His insights into his involvement with the rehearsal process, liaising with the director were enlightening, but clearly his main purpose for offering the pre-show talk was to approach the topic of refugees, a potent political concern of our times, and one he still feels very strongly about.  Hosseini of course was a refugee in San Francisco himself, and since the 1970s, extremisim, brutality, terrorism and war have forced millions to leave this once beautiful country, and tens of thousands have lost their lives to these tragic circumstances.

The haunting tale of ‘The Kite Runner’, spanning cultures and continents, of friendships forged and torn apart, and ultimately following one man’s redemptive journey was beautifully yet painfully portrayed, and as the girls put it ‘could not have been done better’.

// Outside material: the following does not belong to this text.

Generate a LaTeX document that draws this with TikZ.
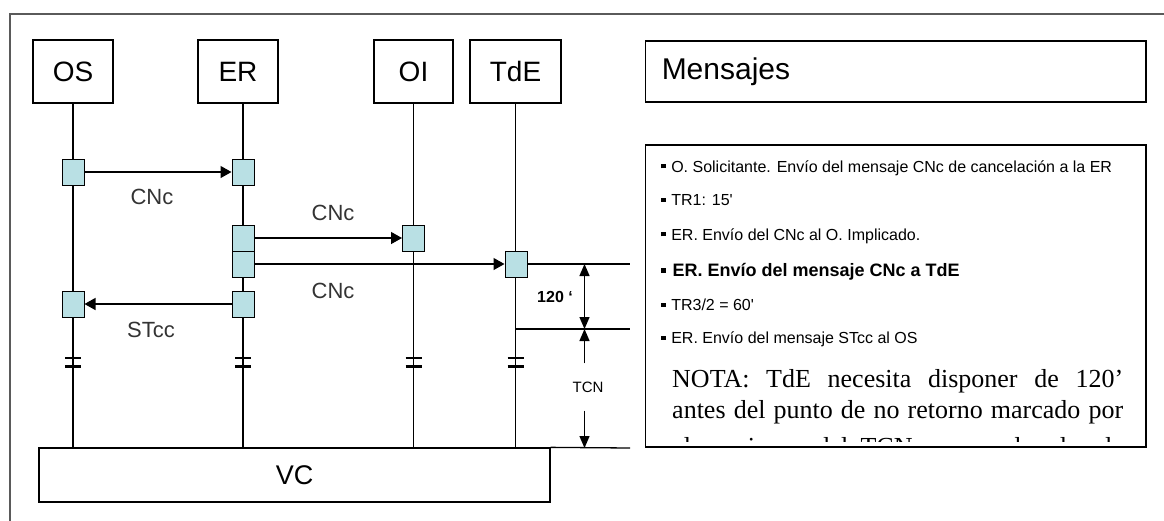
\documentclass[tikz,border=0pt]{standalone}
\usepackage{fontspec}
\setmainfont{Liberation Sans}
\newfontfamily\timesf{Liberation Serif}
\usetikzlibrary{arrows.meta}
\definecolor{sqfill}{RGB}{185,224,228}
\definecolor{frame}{RGB}{90,90,90}
\newcommand{\bul}{\rule[0.22em]{0.28em}{0.28em}\hspace{0.35em}}
\tikzset{dtip/.tip={Triangle[length=12pt,width=10pt]}}
\begin{document}
\begin{tikzpicture}[x=1pt,y=-1pt,
  box/.style={draw=black, line width=1.3pt, inner sep=0pt, font=\fontsize{28}{32}\selectfont},
  sqr/.style={draw=black, fill=sqfill, line width=1pt, minimum width=22pt, minimum height=26pt, inner sep=0pt},
  life/.style={line width=1.3pt},
  msg/.style={line width=1.3pt, -{Triangle[length=11pt,width=12pt]}},
  brk/.style={line width=2.4pt},
  dim/.style={line width=1.3pt},
  lab/.style={font=\fontsize{22}{26}\selectfont, text=black!80, inner sep=0pt},
  item/.style={anchor=base west, inner sep=0pt, font=\fontsize{16}{19}\selectfont},
  nota/.style={anchor=base west, inner sep=0pt, font=\timesf\fontsize{26}{31}\selectfont}
]
\useasboundingbox (0,0) rectangle (1164,520);
\begin{scope}
\clip (0,0) rectangle (1164,520);
\draw[frame, line width=1.4pt] (1170,14) -- (10,14) -- (10,530);
\end{scope}

% participant boxes
\node[box, minimum width=80pt, minimum height=63pt] (os) at (73,71.5) {OS};
\node[box, minimum width=80pt, minimum height=63pt] (er) at (238,71.5) {ER};
\node[box, minimum width=79pt, minimum height=63pt] (oi) at (413.5,71.5) {OI};
\node[box, minimum width=91pt, minimum height=63pt] (tde) at (515.5,71.5) {TdE};
\node[box, minimum width=500.5pt, minimum height=61pt, text width=468pt, align=left, font=\fontsize{30}{34}\selectfont] (men) at (895.75,71.5) {Mensajes};
\node[box, minimum width=511pt, minimum height=54pt, font=\fontsize{27}{30}\selectfont] (vc) at (294.5,475) {VC};
\node[box, minimum width=500.5pt, minimum height=302pt] (mbox) at (895.75,296) {};

% lifelines
\draw[life] (os.south) -- (os.south |- vc.north);
\draw[life] ([xshift=5pt]er.south) -- ([xshift=5pt]er.south |- vc.north);
\draw[life] (oi.south) -- (oi.south |- vc.north);
\draw[life] (tde.south) -- (tde.south |- vc.north);

% break marks
\foreach \n/\dx in {os/0,er/5,oi/0,tde/0}{
  \draw[brk] ([xshift=\dx pt]\n.south |- 0,358) ++(-8,0) -- ++(16,0);
  \draw[brk] ([xshift=\dx pt]\n.south |- 0,366.5) ++(-8,0) -- ++(16,0);
}

% activation squares
\node[sqr] (os1) at (73,172) {};
\node[sqr] (er1) at (243,172) {};
\node[sqr] (er2) at (243,238) {};
\node[sqr] (er3) at (243,264) {};
\node[sqr] (oi1) at (413.5,238) {};
\node[sqr] (tde1) at (516,264) {};
\node[sqr] (os2) at (73,304) {};
\node[sqr] (er4) at (243,304) {};

% messages
\draw[msg] (os1.east) -- (er1.west);
\draw[msg] (er2.east) -- (oi1.west);
\draw[msg] (er3.east) -- (tde1.west);
\draw[msg] (er4.west) -- (os2.east);

\node[lab] (l1) at (152,197) {CNc};
\node[lab] (l2) at (333,213) {CNc};
\node[lab] (l3) at (333,291) {CNc};
\node[lab] (l4) at (151,330) {STcc};

% dimension
\coordinate (r1) at (630,264);
\coordinate (r2) at (630,329);
\coordinate (r3) at (630,448);
\coordinate (m1) at (584.5,264);
\coordinate (m2) at (584.5,329);
\coordinate (m3) at (584.5,448);
\draw[dim] (tde1.east) -- (r1);
\draw[dim] (tde1.center |- r2) -- (r2);
\draw[dim] (vc.north east) -- (r3);
\draw[dim, dtip-dtip] (m1) -- (m2);
\node[font=\fontsize{15}{18}\selectfont, minimum height=47pt, inner sep=0pt] (tcn) at (588,387) {TCN};
\draw[dim, -dtip] (m2 |- tcn.north) -- (m2);
\draw[dim, -dtip] (m3 |- tcn.south) -- (m3);
\node[font=\bfseries\fontsize{16}{19}\selectfont, inner sep=0pt] (t120) at (555,297) {120 ‘};

% message list
\node[item] (i1) at (661,172) {\bul O. Solicitante. Envío del mensaje CNc de cancelación a la ER};
\node[item] (i2) at (661,205.5) {\bul TR1: 15\textquotesingle};
\node[item] (i3) at (661,240) {\bul ER. Envío del CNc al O. Implicado.};
\node[item, font=\bfseries\fontsize{18}{21}\selectfont] (i4) at (661,276.5) {\bul ER. Envío del mensaje CNc a TdE};
\node[item] (i5) at (661,310.5) {\bul TR3/2 = 60\textquotesingle};
\node[item] (i6) at (661,343.5) {\bul ER. Envío del mensaje STcc al OS};

\begin{scope}
\clip (647,350) rectangle (1145,441);
\node[nota] (n1) at (672,387) {\makebox[451pt][s]{NOTA: TdE necesita disponer de 120’}};
\node[nota] (n2) at (672,418) {\makebox[451pt][s]{antes del punto de no retorno marcado por}};
\node[nota] (n3) at (672,455) {\makebox[451pt][s]{el comienzo del TCN para poder dar de}};
\end{scope}
\end{tikzpicture}
\end{document}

The tabla music of Hanif Khan, on stage throughout the performance evoked the otherness of the culture perfectly, a culture that subtly emanates from the pages of Hosseini’s novels through sensory descriptions.  This presentation of Afghanistan’s tortuous history, was an excellent representation and resource for aspects of the girls A Level text, ‘A Thousand Splendid Suns’, also by Hosseini, and a wonderful way for them to feel noble about spending an evening at one of the most powerfully entertaining dramatic evenings at the Playhouse this year.